**GIVEN DATA**:
╔══
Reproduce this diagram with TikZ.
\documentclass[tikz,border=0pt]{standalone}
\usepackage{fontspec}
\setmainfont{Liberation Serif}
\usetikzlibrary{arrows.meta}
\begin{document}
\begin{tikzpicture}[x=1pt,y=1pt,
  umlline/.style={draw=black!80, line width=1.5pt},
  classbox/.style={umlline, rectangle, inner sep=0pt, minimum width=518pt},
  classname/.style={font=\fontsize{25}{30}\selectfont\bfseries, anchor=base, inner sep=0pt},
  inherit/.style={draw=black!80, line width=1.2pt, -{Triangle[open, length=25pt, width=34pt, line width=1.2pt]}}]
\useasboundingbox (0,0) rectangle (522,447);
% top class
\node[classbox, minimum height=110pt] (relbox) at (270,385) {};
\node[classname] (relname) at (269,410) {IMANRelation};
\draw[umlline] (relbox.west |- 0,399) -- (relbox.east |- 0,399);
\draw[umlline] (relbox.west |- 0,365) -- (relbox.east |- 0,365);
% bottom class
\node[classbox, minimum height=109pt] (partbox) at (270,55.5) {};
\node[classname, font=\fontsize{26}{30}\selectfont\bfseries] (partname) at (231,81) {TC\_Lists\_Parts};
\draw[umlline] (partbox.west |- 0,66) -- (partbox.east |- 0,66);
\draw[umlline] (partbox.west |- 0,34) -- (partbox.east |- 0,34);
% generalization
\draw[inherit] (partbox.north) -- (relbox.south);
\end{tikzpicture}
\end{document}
╚══
**TASK**:
Repeat the data above exactly.

**SOLUTION TO THE PROBLEM**:
Reproduce this diagram with TikZ.
\documentclass[tikz,border=0pt]{standalone}
\usepackage{fontspec}
\setmainfont{Liberation Serif}
\usetikzlibrary{arrows.meta}
\begin{document}
\begin{tikzpicture}[x=1pt,y=1pt,
  umlline/.style={draw=black!80, line width=1.5pt},
  classbox/.style={umlline, rectangle, inner sep=0pt, minimum width=518pt},
  classname/.style={font=\fontsize{25}{30}\selectfont\bfseries, anchor=base, inner sep=0pt},
  inherit/.style={draw=black!80, line width=1.2pt, -{Triangle[open, length=25pt, width=34pt, line width=1.2pt]}}]
\useasboundingbox (0,0) rectangle (522,447);
% top class
\node[classbox, minimum height=110pt] (relbox) at (270,385) {};
\node[classname] (relname) at (269,410) {IMANRelation};
\draw[umlline] (relbox.west |- 0,399) -- (relbox.east |- 0,399);
\draw[umlline] (relbox.west |- 0,365) -- (relbox.east |- 0,365);
% bottom class
\node[classbox, minimum height=109pt] (partbox) at (270,55.5) {};
\node[classname, font=\fontsize{26}{30}\selectfont\bfseries] (partname) at (231,81) {TC\_Lists\_Parts};
\draw[umlline] (partbox.west |- 0,66) -- (partbox.east |- 0,66);
\draw[umlline] (partbox.west |- 0,34) -- (partbox.east |- 0,34);
% generalization
\draw[inherit] (partbox.north) -- (relbox.south);
\end{tikzpicture}
\end{document}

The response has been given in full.